Are initial coin offerings a positive development? Dangerous? A challenge to traditional venture capital?

ICO has become associated with stuff that happened a few years ago, none of which we participated in, when people were using some of this new technology to get around securities laws. We are not fans of that. And we didn’t participate in that. But to other people, ICOs mean token sales. If that’s what you mean, then we’re all in.

As a lot of money flowed into the space, some bad actors came in as well. People would come up with white papers which were not technically sophisticated and get people to invest in them. There has been bad behavior. What’s unfortunate is the bad behavior has led some people to think that the whole space is full of bad behavior. I would liken it to the 1990s internet where you did have a lot of bad companies and a lot of nonsense, but you also had Google, Amazon. In the end it was a very, very important technology movement.

You see that period of bad behavior fading now?

Most people that we know that are technologists, they want to follow the rules. They just want to know what the rules are. And right now they don’t always know what the rules are. And so, they all seek out very good counsel. We try to help them. But it’s a new area.

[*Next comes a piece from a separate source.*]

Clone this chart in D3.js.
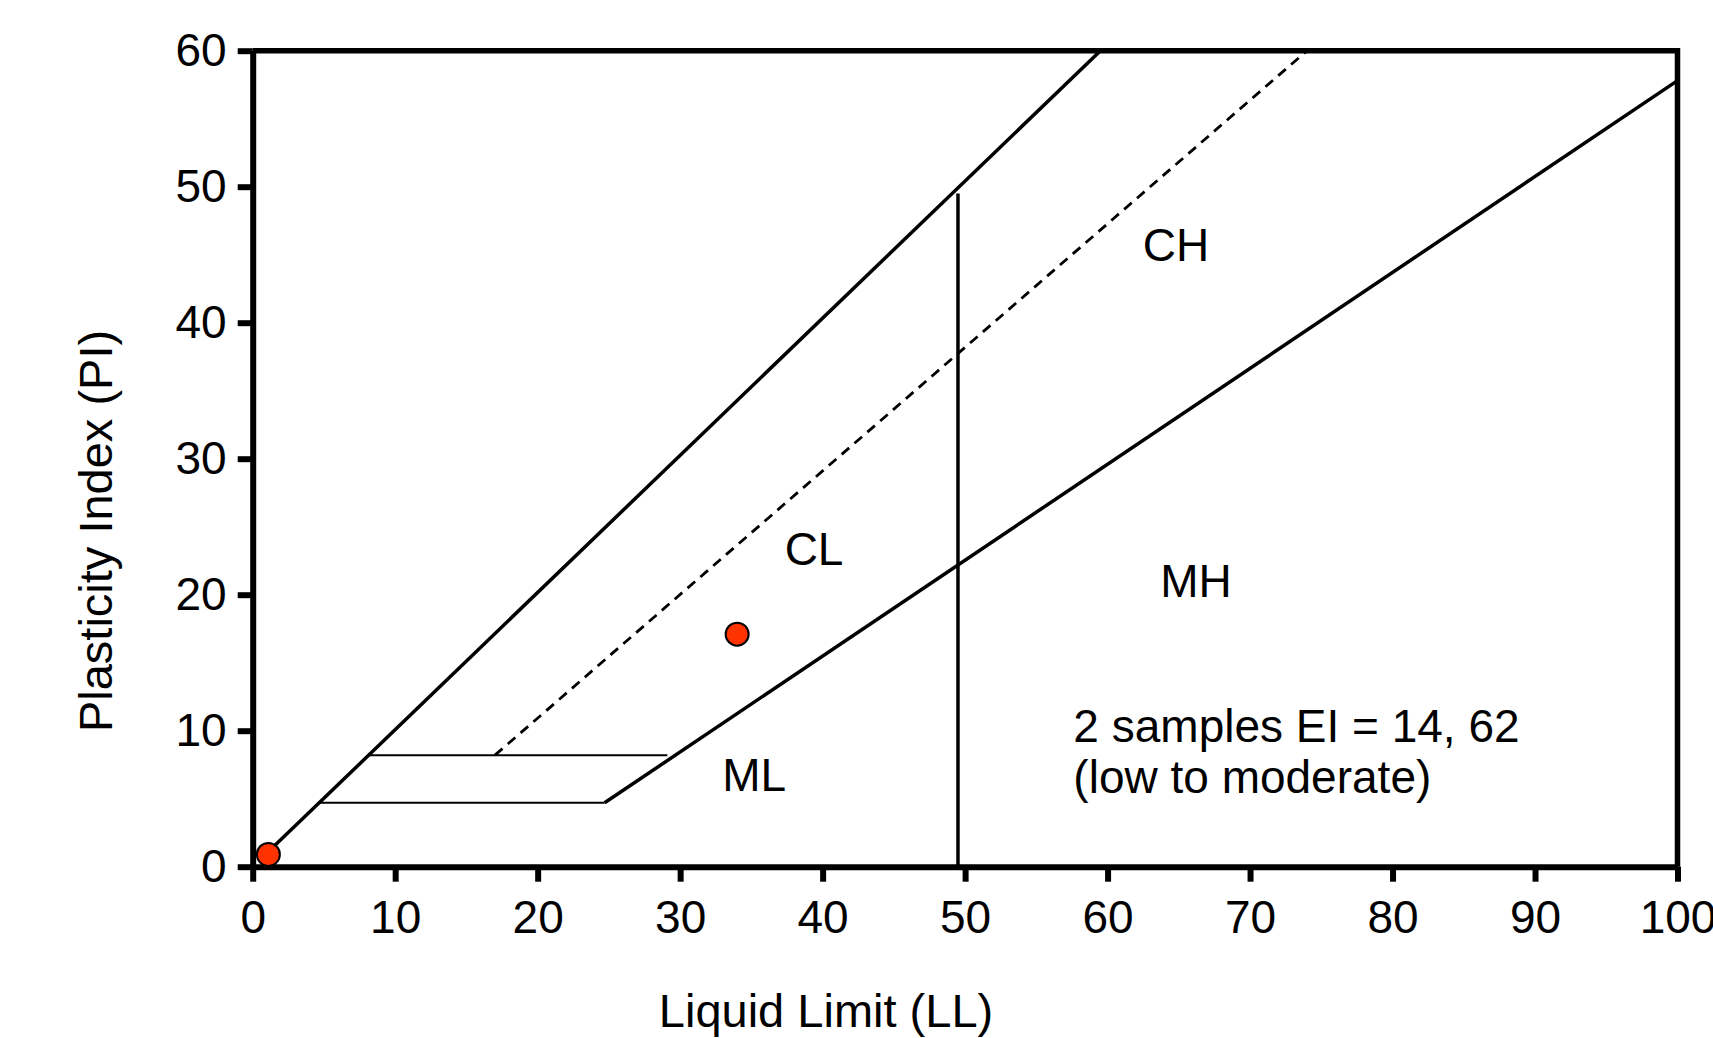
<!DOCTYPE html>
<html>
<head>
<meta charset="utf-8">
<script src="https://cdn.jsdelivr.net/npm/d3@7"></script>
<style>
  body { margin: 0; background: #fff; }
  text { font-family: "Liberation Sans", Arial, Helvetica, sans-serif; }
</style>
</head>
<body>
<div id="chartBox"></div>
<script>
// chart data (LL, PI)
var xTicks = [0, 10, 20, 30, 40, 50, 60, 70, 80, 90, 100];
var yTicks = [0, 10, 20, 30, 40, 50, 60];

var upperLine = [[1, 1], [59.5, 60]];
var dashedLine = [[17, 8.2], [74, 60]];
var lowerLine = [[24.7, 4.7], [100, 57.8]];
var shelfUpper = [[8.2, 8.2], [29.1, 8.2]];
var shelfLower = [[4.7, 4.7], [24.7, 4.7]];
var splitLine = [[49.5, 0], [49.5, 49.5]];

var samples = [[1.1, 0.9], [34, 17.1]];

var zoneNames = ["CL", "CH", "MH", "ML"];
var zoneAt = [[39.4, 22.2], [64.8, 44.5], [66.2, 19.8], [35.2, 5.6]];

var noteLines = ["2 samples EI = 14, 62", "(low to moderate)"];
var noteAt = [57.6, 9.2];

var w = 1713;
var h = 1038;
var margin = { top: 50.7, right: 35.5, bottom: 171.3, left: 252.7 };
var iw = w - margin.left - margin.right;
var ih = h - margin.top - margin.bottom;

var svg = d3.select("#chartBox")
  .append("svg")
  .attr("width", w)
  .attr("height", h);

var x = d3.scaleLinear().domain([0, 100]).range([0, iw]);
var y = d3.scaleLinear().domain([0, 60]).range([ih, 0]);

var main = svg.append("g")
  .attr("transform", "translate(" + margin.left + "," + margin.top + ")");

var line = d3.line()
  .x(function(d) { return x(d[0]); })
  .y(function(d) { return y(d[1]); });

// frame, top and right
main.append("path")
  .attr("d", "M0,0H" + iw + "V" + ih)
  .attr("fill", "none")
  .attr("stroke", "#000")
  .attr("stroke-width", 5.5);

// chart lines
var lines = [
  { d: upperLine, sw: 3.5, dash: null },
  { d: lowerLine, sw: 3.5, dash: null },
  { d: dashedLine, sw: 2.8, dash: "10,7" },
  { d: shelfUpper, sw: 2, dash: null },
  { d: shelfLower, sw: 2, dash: null },
  { d: splitLine, sw: 3.5, dash: null }
];

main.append("g")
  .selectAll("path")
  .data(lines)
  .enter()
  .append("path")
  .attr("d", function(d) { return line(d.d); })
  .attr("fill", "none")
  .attr("stroke", "#000")
  .attr("stroke-width", function(d) { return d.sw; })
  .attr("stroke-dasharray", function(d) { return d.dash; });

// axes
var xAxis = main.append("g")
  .attr("transform", "translate(0," + ih + ")")
  .call(d3.axisBottom(x).tickValues(xTicks).tickSize(15).tickSizeOuter(0).tickPadding(19));

var yAxis = main.append("g")
  .call(d3.axisLeft(y).tickValues(yTicks).tickSize(15).tickSizeOuter(0).tickPadding(11));

[xAxis, yAxis].forEach(function(a) {
  a.select(".domain").attr("stroke-width", 6);
  a.selectAll(".tick line").attr("stroke-width", 6);
  a.selectAll(".tick text")
    .attr("font-size", 46)
    .attr("fill", "#000")
    .style("font-family", "'Liberation Sans', Arial, sans-serif");
});

// zone labels
main.append("g")
  .selectAll("text")
  .data(zoneNames)
  .enter()
  .append("text")
  .attr("x", function(d, i) { return x(zoneAt[i][0]); })
  .attr("y", function(d, i) { return y(zoneAt[i][1]); })
  .attr("text-anchor", "middle")
  .attr("font-size", 46)
  .text(function(d) { return d; });

// note
main.append("g")
  .selectAll("text")
  .data(noteLines)
  .enter()
  .append("text")
  .attr("x", x(noteAt[0]))
  .attr("y", function(d, i) { return y(noteAt[1]) + i * 51; })
  .attr("font-size", 46)
  .text(function(d) { return d; });

// sample points
main.append("g")
  .selectAll("circle")
  .data(samples)
  .enter()
  .append("circle")
  .attr("cx", function(d) { return x(d[0]); })
  .attr("cy", function(d) { return y(d[1]); })
  .attr("r", 11.5)
  .attr("fill", "#ff3300")
  .attr("stroke", "#000")
  .attr("stroke-width", 2);

// axis titles
svg.append("text")
  .attr("x", 826)
  .attr("y", 1027)
  .attr("text-anchor", "middle")
  .attr("font-size", 47)
  .text("Liquid Limit (LL)");

svg.append("text")
  .attr("transform", "translate(112,531) rotate(-90)")
  .attr("text-anchor", "middle")
  .attr("font-size", 47)
  .text("Plasticity Index (PI)");
</script>
</body>
</html>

Regulations are actually helping?

Our belief, and I think this is supported by emerging thinking from the regulators, is that as these networks launch and as they become truly decentralized, and they are no longer controlled by kind of the creating entity, they will become regulated under commodities laws, not securities laws. Commodities laws allow for the exchange of these goods for purposes of use and other things. There will still be lots of regulations making sure you don’t manipulate markets and other kinds of things. But as commodities, crypto currencies are more freely exchangeable. And we think that’s very important for the networks to be used.

Bitcoin has been declared a commodity. Which means I can sell you a bitcoin and not have to make sure you’re an accredited investor. That would be a pretty clumsy process if I had to do that.